Loft owners had been ordered to keep a sharp eye out for the return of a bird, even though they were told nothing of its mission. As soon as a pigeon arrived, they were to take off the Bakelite cylinder, which was about the size of a pen top, attached to its legs. Well-to-do owners might have their own phone and be able to call the special number. But otherwise a child might be sent on a bike with the cylinder to the local pigeon supply officer, who would call in the delivery. Then they would wait. In some cases the roar of a motorcycle dispatch rider could be heard outside in just twenty minutes. The cylinder would be handed over and rushed to London. The orders were strict – cylinders were never to be opened by anyone until they arrived at the War Office. This was partly because the contents were secret, but more so because they were often written in pencil and folded up so tight that they had to be carefully extracted without being ripped or smudged. If that happened, someone would have risked his or her life for nothing.

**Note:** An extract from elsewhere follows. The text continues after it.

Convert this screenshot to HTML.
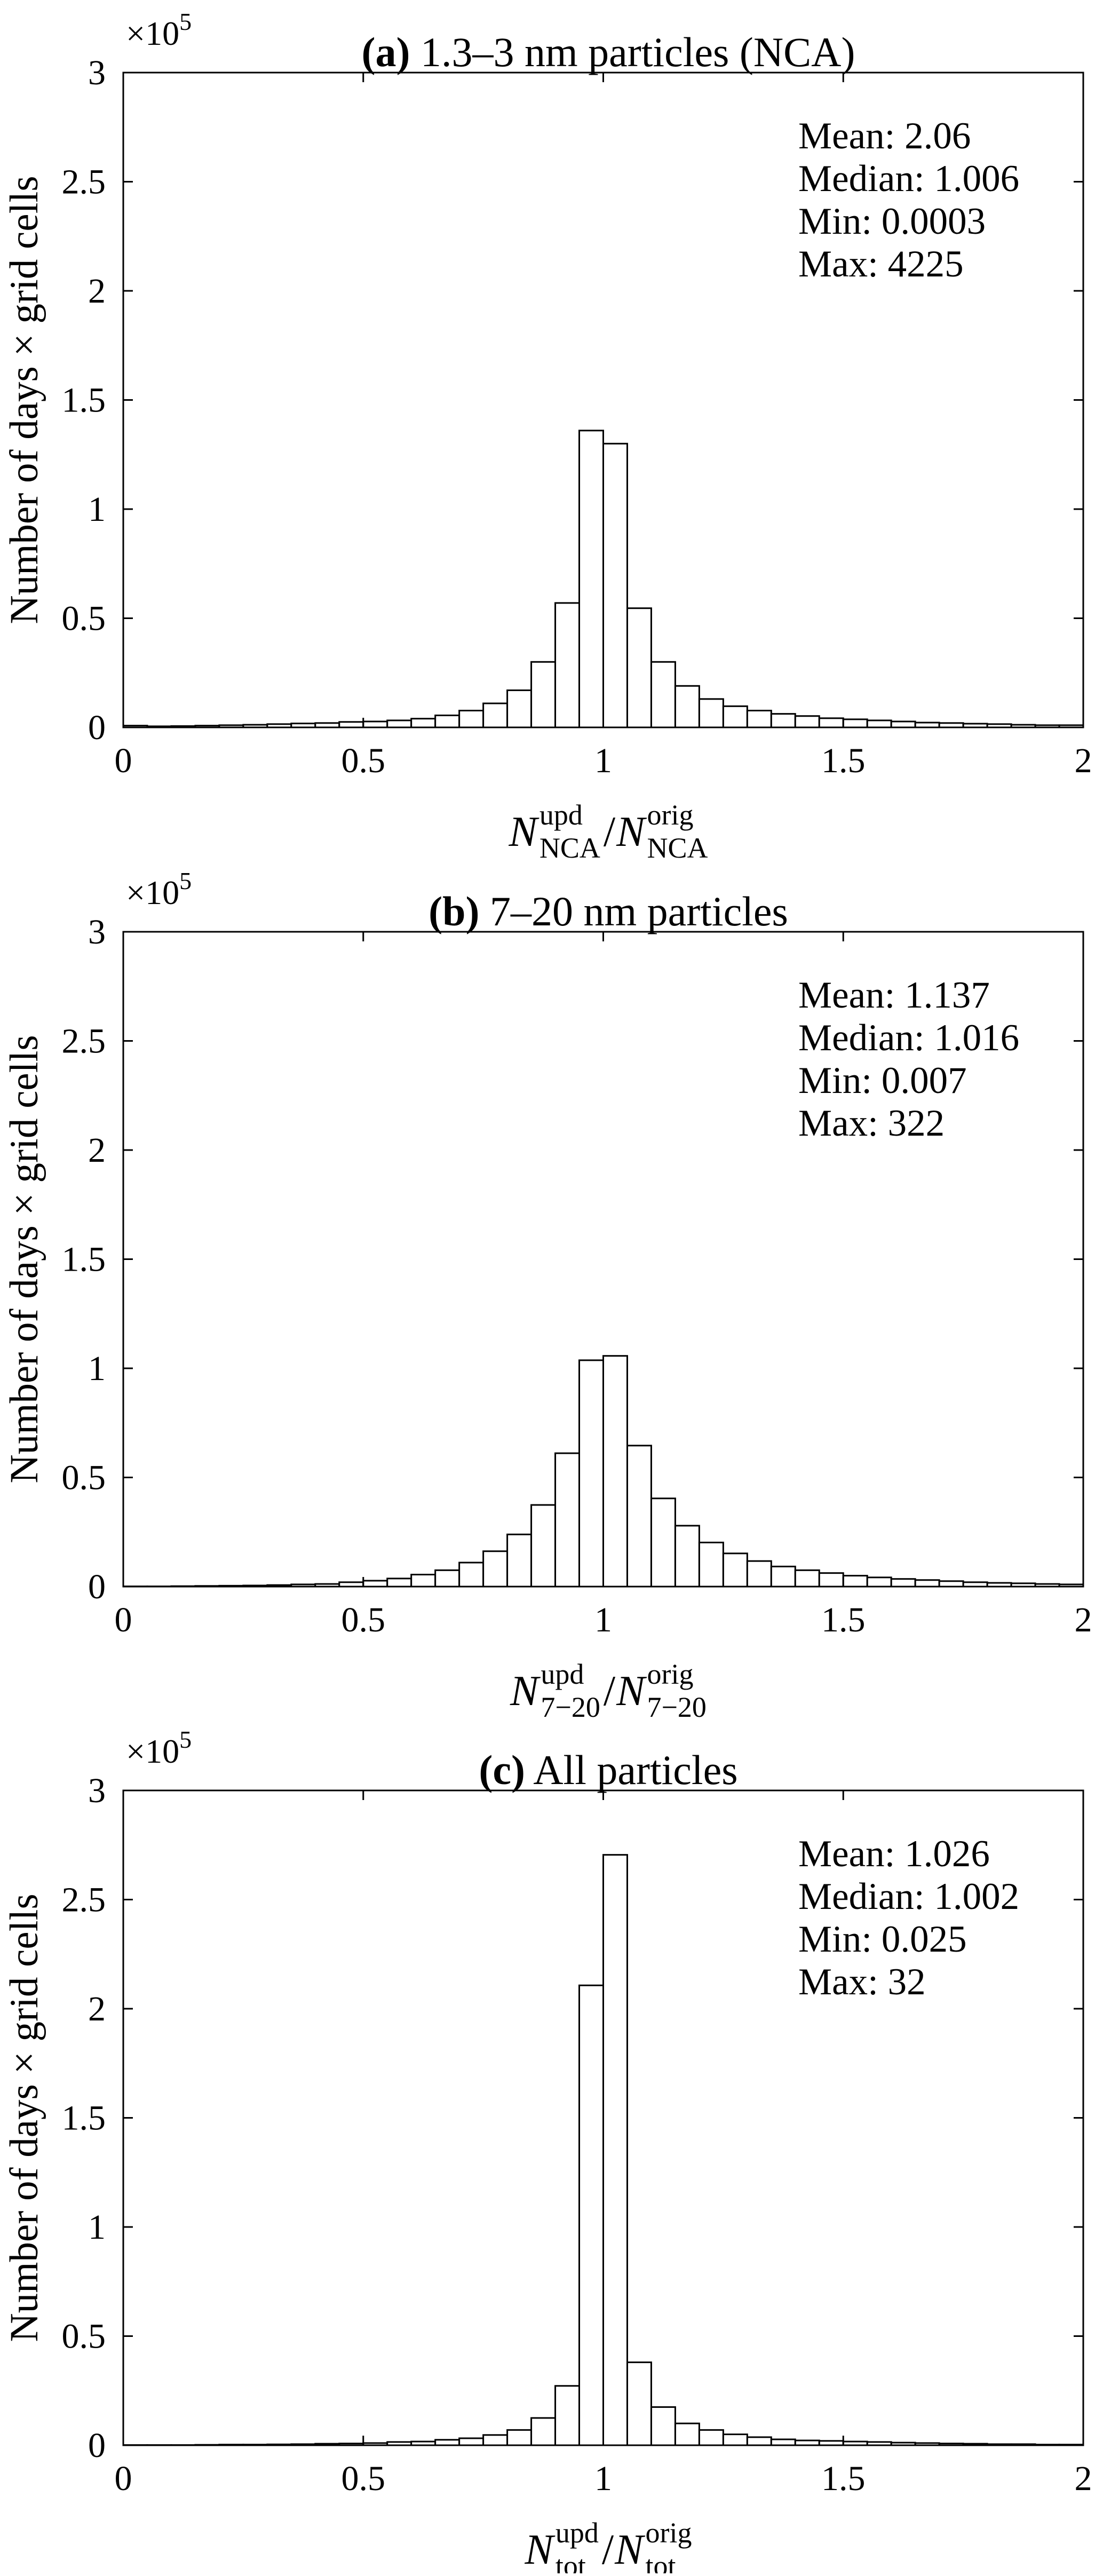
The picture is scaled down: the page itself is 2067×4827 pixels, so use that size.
<!DOCTYPE html>
<html><head><meta charset="utf-8"><style>
html,body{margin:0;padding:0;background:#fff}
svg text{font-family:"Liberation Serif",serif;fill:#000}
</style></head><body>
<svg id="fig" xmlns="http://www.w3.org/2000/svg" width="2067" height="4822" viewBox="0 0 2067 4822"></svg>
<script>
// Bin edges: 0..2 with width 0.05 (40 bins). Values in units of 1e5.
const binStart = 0, binWidth = 0.05;
const yTicks = [0, 0.5, 1, 1.5, 2, 2.5, 3];
const yTickLabels = ["0", "0.5", "1", "1.5", "2", "2.5", "3"];
const xTicks = [0, 0.5, 1, 1.5, 2];
const xTickLabels = ["0", "0.5", "1", "1.5", "2"];
const countsA = [0.008,0.005,0.006,0.008,0.01,0.012,0.015,0.018,0.02,0.025,0.027,0.032,0.04,0.055,0.077,0.11,0.17,0.30,0.57,1.36,
                 1.30,0.546,0.30,0.19,0.13,0.097,0.077,0.062,0.052,0.042,0.037,0.032,0.027,0.022,0.02,0.017,0.015,0.012,0.01,0.01];
const countsB = [0.001,0.001,0.002,0.003,0.004,0.005,0.007,0.01,0.012,0.02,0.027,0.037,0.055,0.075,0.11,0.162,0.239,0.374,0.611,1.037,
                 1.057,0.646,0.404,0.279,0.202,0.152,0.117,0.092,0.075,0.062,0.05,0.042,0.035,0.03,0.025,0.02,0.017,0.015,0.012,0.01];
const countsC = [0.001,0.001,0.001,0.002,0.003,0.003,0.004,0.005,0.007,0.008,0.01,0.015,0.017,0.025,0.032,0.047,0.07,0.125,0.272,2.107,
                 2.705,0.38,0.175,0.10,0.07,0.05,0.037,0.027,0.022,0.02,0.017,0.015,0.012,0.01,0.008,0.007,0.005,0.005,0.003,0.003];
const titlesBold = ["(a)", "(b)", "(c)"];
const titlesRest = [" 1.3–3 nm particles (NCA)", " 7–20 nm particles", " All particles"];
const statsA = ["Mean: 2.06", "Median: 1.006", "Min: 0.0003", "Max: 4225"];
const statsB = ["Mean: 1.137", "Median: 1.016", "Min: 0.007", "Max: 322"];
const statsC = ["Mean: 1.026", "Median: 1.002", "Min: 0.025", "Max: 32"];
const subs = ["NCA", "7−20", "tot"];

const NS = "http://www.w3.org/2000/svg";
const svg = document.getElementById('fig');
function mk(tag, attrs, parent, txt) {
  const e = document.createElementNS(NS, tag);
  for (const k in attrs) e.setAttribute(k, attrs[k]);
  if (txt !== undefined) e.textContent = txt;
  parent.appendChild(e);
  return e;
}
const L = 231, R = 2030, H = 1227;
const panelTops = [136, 1746, 3355];
const allCounts = [countsA, countsB, countsC];
const allStats = [statsA, statsB, statsC];
const panelNames = ['panel-a', 'panel-b', 'panel-c'];

for (let p = 0; p < 3; p++) {
  const T = panelTops[p], B = T + H;
  const xs = v => L + (v - 0) / 2 * (R - L);
  const ys = v => B - v / 3 * H;
  const g = mk('g', {}, svg);
  
  

  const bars = mk('g', {}, g);
  
  
  allCounts[p].forEach((c, i) => {
    const x0 = xs(binStart + i * binWidth), x1 = xs(binStart + (i + 1) * binWidth);
    const r = mk('rect', {x: x0, y: ys(c), width: x1 - x0, height: B - ys(c), fill: '#fff', stroke: '#000', 'stroke-width': 3}, bars);
    
    
  });

  const box = mk('rect', {x: L, y: T, width: R - L, height: H, fill: 'none', stroke: '#000', 'stroke-width': 3}, g);
  
  

  yTicks.forEach((v, i) => {
    const y = ys(v);
    mk('line', {x1: L, x2: L + 18, y1: y, y2: y, stroke: '#000', 'stroke-width': 3}, g);
    mk('line', {x1: R, x2: R - 18, y1: y, y2: y, stroke: '#000', 'stroke-width': 3}, g);
    const t = mk('text', {x: 198, y: y + 22, 'font-size': 66, 'text-anchor': 'end'}, g, yTickLabels[i]);
    
    
  });
  xTicks.forEach((v, i) => {
    const x = xs(v);
    mk('line', {x1: x, x2: x, y1: B, y2: B - 18, stroke: '#000', 'stroke-width': 3}, g);
    mk('line', {x1: x, x2: x, y1: T, y2: T + 18, stroke: '#000', 'stroke-width': 3}, g);
    const t = mk('text', {x: x, y: B + 84, 'font-size': 66, 'text-anchor': 'middle'}, g, xTickLabels[i]);
    
    
  });

  const ex = mk('text', {x: 236, y: T - 52, 'font-size': 64}, g);
  
  
  mk('tspan', {}, ex, '×10');
  mk('tspan', {dy: -28, 'font-size': 46}, ex, '5');

  const ti = mk('text', {x: 1140, y: T - 12, 'font-size': 78, 'text-anchor': 'middle'}, g);
  
  
  mk('tspan', {'font-weight': 'bold'}, ti, titlesBold[p]);
  mk('tspan', {}, ti, titlesRest[p]);

  allStats[p].forEach((s, i) => {
    const t = mk('text', {x: 1496, y: T + 142 + i * 80, 'font-size': 71}, g, s);
    
    
  });

  const yl = mk('text', {x: 0, y: 0, 'font-size': 75, 'text-anchor': 'middle', transform: `translate(70 ${(T + B) / 2}) rotate(-90)`}, g, 'Number of days × grid cells');
  
  

  // x label built piecewise and centered
  const xg = mk('g', {}, g);
  
  
  const base = B + 222;
  let cx = 0;
  function piece(txt, size, dy, italic) {
    const t = mk('text', {x: cx, y: base + dy, 'font-size': size, 'font-style': italic ? 'italic' : 'normal'}, xg, txt);
    return t;
  }
  const n1 = piece('N', 80, 0, true); cx += n1.getComputedTextLength() + 4;
  const s1 = piece('upd', 54, -40, false);
  const b1 = piece(subs[p], 54, 22, false);
  cx += Math.max(s1.getComputedTextLength(), b1.getComputedTextLength()) + 6;
  const sl = piece('/', 80, 0, false); cx += sl.getComputedTextLength() + 2;
  const n2 = piece('N', 80, 0, true); cx += n2.getComputedTextLength() + 4;
  const s2 = piece('orig', 54, -40, false);
  const b2 = piece(subs[p], 54, 22, false);
  cx += Math.max(s2.getComputedTextLength(), b2.getComputedTextLength());
  xg.setAttribute('transform', `translate(${1140 - cx / 2} 0)`);
}
</script>
</body></html>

On the morning of 13 July, the message arrived in London at Room 25 of the War Office. Sanderson and Melland were both on duty that day and early in the war they opened the messages themselves. ‘I well remember the fascination of opening these little tubes and unwinding the thin slips of paper which they contained,’ Melland later said. When the pigeon service first began, it was feared that the tiny cylinders might be booby-trapped. And so Melland and Sanderson would open them with a sheet of protective glass in front of their faces in order to guard against any ‘tricks’. Fortunately, they never had a cylinder explode in their face (although Bert Woodman in Plymouth said he heard that at least one cylinder had been found with explosives). Once a cylinder was open, they would translate the message into English, enter its details in a log book and then distribute the information round other departments.